=== Dataset content ===

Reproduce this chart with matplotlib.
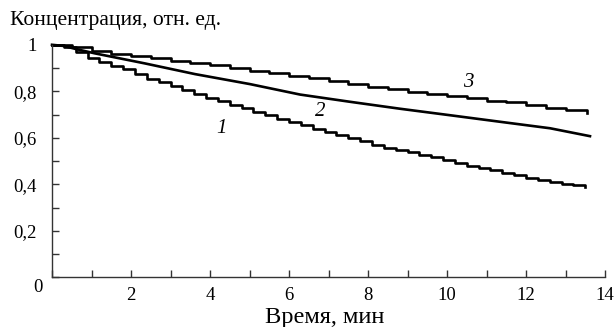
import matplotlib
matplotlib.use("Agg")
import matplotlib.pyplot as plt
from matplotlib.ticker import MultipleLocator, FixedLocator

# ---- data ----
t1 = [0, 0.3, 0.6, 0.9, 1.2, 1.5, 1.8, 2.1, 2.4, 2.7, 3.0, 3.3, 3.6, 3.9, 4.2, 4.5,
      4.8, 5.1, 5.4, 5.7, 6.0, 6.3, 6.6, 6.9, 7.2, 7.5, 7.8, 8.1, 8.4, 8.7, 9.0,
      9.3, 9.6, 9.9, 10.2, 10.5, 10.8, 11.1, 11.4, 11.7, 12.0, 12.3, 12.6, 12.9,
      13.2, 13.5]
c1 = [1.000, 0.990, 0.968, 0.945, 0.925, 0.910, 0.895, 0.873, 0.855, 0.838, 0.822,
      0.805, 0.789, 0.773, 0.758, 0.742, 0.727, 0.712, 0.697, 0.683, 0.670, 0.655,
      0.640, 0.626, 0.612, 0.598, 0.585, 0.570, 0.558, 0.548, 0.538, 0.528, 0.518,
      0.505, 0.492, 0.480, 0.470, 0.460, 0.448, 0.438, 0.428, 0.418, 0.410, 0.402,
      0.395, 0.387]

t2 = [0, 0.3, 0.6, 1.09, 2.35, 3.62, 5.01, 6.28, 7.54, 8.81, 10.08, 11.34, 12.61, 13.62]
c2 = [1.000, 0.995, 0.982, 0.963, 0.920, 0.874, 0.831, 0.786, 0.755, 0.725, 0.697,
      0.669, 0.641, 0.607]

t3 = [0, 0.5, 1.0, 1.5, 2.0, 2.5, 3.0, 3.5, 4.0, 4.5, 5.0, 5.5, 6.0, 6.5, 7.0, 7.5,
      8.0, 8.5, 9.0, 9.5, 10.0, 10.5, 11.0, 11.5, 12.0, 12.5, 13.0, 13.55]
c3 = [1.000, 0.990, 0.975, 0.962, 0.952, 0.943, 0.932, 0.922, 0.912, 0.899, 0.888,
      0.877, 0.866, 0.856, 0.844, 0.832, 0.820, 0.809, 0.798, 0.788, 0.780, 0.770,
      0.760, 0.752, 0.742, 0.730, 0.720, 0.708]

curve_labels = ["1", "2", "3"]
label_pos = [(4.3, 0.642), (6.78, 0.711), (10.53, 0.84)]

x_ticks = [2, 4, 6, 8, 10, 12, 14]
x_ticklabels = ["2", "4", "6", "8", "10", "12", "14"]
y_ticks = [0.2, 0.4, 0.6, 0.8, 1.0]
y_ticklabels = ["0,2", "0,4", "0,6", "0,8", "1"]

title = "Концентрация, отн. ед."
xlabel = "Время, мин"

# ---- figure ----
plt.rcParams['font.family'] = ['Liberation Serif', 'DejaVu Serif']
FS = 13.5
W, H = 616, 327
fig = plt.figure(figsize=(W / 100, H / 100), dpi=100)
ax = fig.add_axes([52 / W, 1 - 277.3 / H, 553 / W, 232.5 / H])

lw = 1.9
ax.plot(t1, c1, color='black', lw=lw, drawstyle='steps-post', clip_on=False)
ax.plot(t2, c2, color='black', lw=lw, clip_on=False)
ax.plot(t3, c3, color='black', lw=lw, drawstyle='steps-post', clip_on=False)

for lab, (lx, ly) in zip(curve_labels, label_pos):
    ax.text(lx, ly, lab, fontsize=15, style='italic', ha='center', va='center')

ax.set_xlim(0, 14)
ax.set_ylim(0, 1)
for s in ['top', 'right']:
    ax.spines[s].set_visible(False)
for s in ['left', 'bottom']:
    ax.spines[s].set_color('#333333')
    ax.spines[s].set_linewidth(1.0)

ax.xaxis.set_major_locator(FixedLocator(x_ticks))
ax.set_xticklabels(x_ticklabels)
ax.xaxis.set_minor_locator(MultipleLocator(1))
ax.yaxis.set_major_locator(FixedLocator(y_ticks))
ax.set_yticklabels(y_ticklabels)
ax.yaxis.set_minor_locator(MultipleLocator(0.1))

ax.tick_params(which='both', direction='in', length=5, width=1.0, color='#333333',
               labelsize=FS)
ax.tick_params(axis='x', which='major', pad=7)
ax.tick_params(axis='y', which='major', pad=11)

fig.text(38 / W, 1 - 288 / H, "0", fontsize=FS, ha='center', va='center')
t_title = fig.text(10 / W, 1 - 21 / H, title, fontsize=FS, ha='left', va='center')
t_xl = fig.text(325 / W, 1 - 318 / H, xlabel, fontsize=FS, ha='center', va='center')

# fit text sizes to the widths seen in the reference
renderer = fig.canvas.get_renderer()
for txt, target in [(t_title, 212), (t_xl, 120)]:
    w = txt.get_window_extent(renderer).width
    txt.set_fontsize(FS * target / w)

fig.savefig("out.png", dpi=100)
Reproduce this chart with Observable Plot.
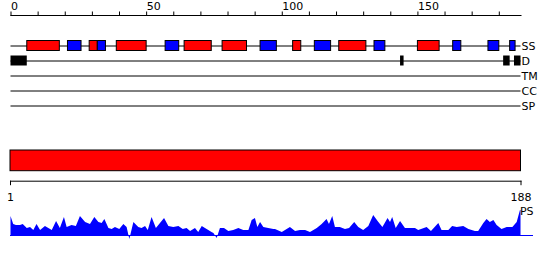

===

■ **Instructions for the task**
Restate, line by line and word for word, everything from the top of the material through the line that contains "from matplotlib.ticker import". Leave pictures out.

■ **Task solution**
Reproduce this chart with matplotlib.
import matplotlib
matplotlib.use("Agg")
import matplotlib.pyplot as plt
from matplotlib.ticker import MultipleLocator, FixedLocator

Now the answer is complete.